Slick tricks in oil analysis

The philosophy of oil analysis as a predictive maintenance technology has drastically changed over the past few years. We've moved far beyond simply looking at the dipstick or through a site glass to determine the oil's ability to keep performing. As technologies continue to increase and equipment reliability issues become more progressive, oil analysis also has advanced in its techniques.

Advanced lubricant techniques are now being used to determine the lubricant's condition, as well as to monitor the condition of the equipment.

An effective lubricant analysis program increases the reliability and availability of equipment while reducing the costs associated with labor, repairs and downtime. It is important to evaluate and select a program that best fits the needs of your company. Carefully selecting a test package that is consistent with the goals of the program ensures that you are performing the appropriate tests on the type of equipment being used.

Analytical techniques performed on oil samples can be classified in two categories, used oil analysis and wear particle analysis. Used oil analysis determines the condition of the lubricant itself, determines the quality of the lubricant and checks its suitability for continued use. Wear particle analysis determines the mechanical condition of machine components that are lubricated. Through wear particle analysis, you can identify the composition of the solid material present and evaluate particle type, size, concentration, distribution and morphology.

Common techniques

Problems detected in an oil analysis program include wear, contamination and degradation. The following represent the most common oil analysis techniques and their importance:

• Spectrometric analysis is the technology that is most commonly used for trending the concentrations of wear metals such as iron, lead, tin and copper. This technology also detects certain contamination. Coolant contamination can be detected by monitoring the concentrations of elements such as sodium and boron, and dirt contamination can be detected by monitoring the concentration of silicon.
• Since this technology does not detect abnormal particles, it is not an efficient way of predicting machine condition. The main focus of this technology is to trend the accumulation of small particles of wear metals and elemental constituents of additives and to identify possible introduction of contaminants.

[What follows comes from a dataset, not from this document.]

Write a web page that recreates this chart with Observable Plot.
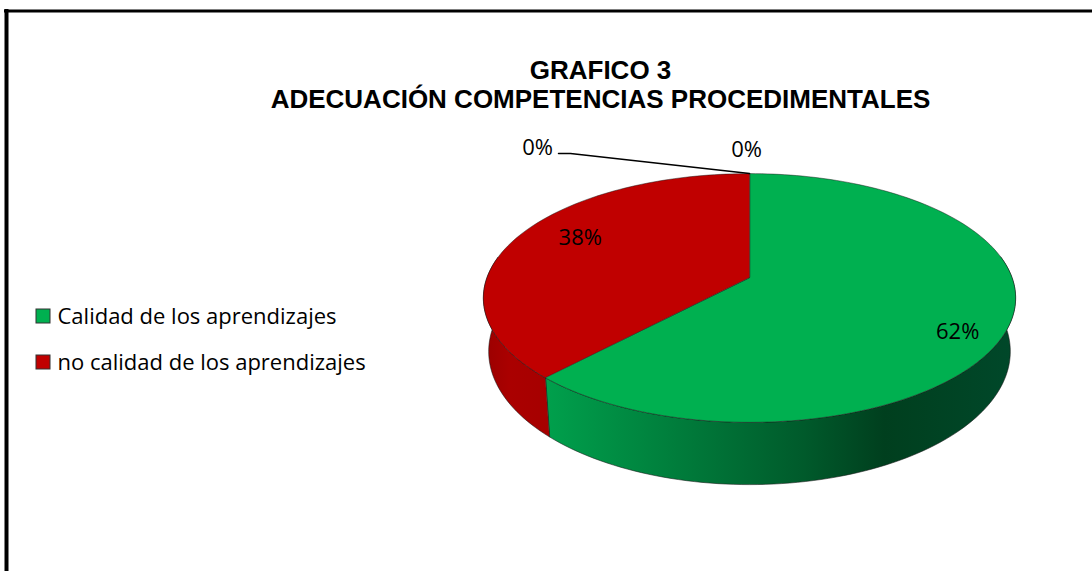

Solids content determines soot (in diesel engines), sludge, varnish and gross particulate contamination. Upward changes in the level of solids may indicate environmental or wear debris. It is especially useful in systems with poor or unsophisticated filtration.

Water content determines the presence of water in the sample. Water compromises the lubricating properties of oil, promotes component corrosion and indicates malfunctioning lubricating components. Increased water concentrations indicate possible condensation (possibly prior to adding a new lubricant), coolant leaks or process leaks around seals.

Viscosity is the most important physical property of oil. Therefore, viscosity determination is a critical component of an effective analysis program. Viscosity measurements monitor the resistance to flow at a specific temperature. A decrease in viscosity may indicate contamination with a solvent, fuel or an oil of lower viscosity. An increase may indicate lube oxidation or contamination with a thicker lubricant.

Particle counting tracks ranges of particles found in the sample. However, particle counting does not differentiate the composition of material present. Excessive particulate contamination is a major cause of failure in hydraulic pumps, motors, valves, pressure regulators and fluid controls. Results are typically reported in certain size ranges per milliliter or per 100 milliliters of sample.

The results can be directly correlated to a common classification issued by the International Standards Organization (ISO). An ISO code is based on the concentration of particles in a specific size range.

Direct reading (DR) ferrography monitors and trends the relative concentration of ferrous wear particles and determines a ratio of large to small ferrous particles to provide insight into the wear rate of the lubricated component.

This method can be used as a primary tracking and trending tool, especially in systems with a high ratio of particles. DR ferrography may also be used in cases in which particle count results are invalid, such as when the lubricant is opaque or contaminated with water.

Total acid number is a measurement of the amount of acidic agents present in the sample and indicates lube oxidation or contamination. Monitor systems in which an extended drain interval is contemplated or the potential exists for acidic contamination for an increase in acidic contaminants.
Total base number monitors the acid neutralizing reserve of the lubricant. This component is critical to the analysis of internal combustion engine lubricants. A decrease in the total base number indicates a corresponding decrease in the lubricant's acid-fighting ability.

Infrared analysis monitors the chemical composition of oil on the basis of IR response at certain key wavelengths. Contaminants such as glycol, fuel and water are detected in units such as emergency diesel crankcases. Lubricant degradation products, such as oxidation and nitration, are monitored and trended.

Analytical ferrography is a technology that uses microscopic analysis to identify the composition of the material present. This technology differentiates the type of material contained within the sample and aids in determining the wearing component from which it was generated.

This test method determines characteristics of a machine by evaluating the particle type, size, concentration, distribution and morphology. It will assist you in determining the source and resolution of the problem.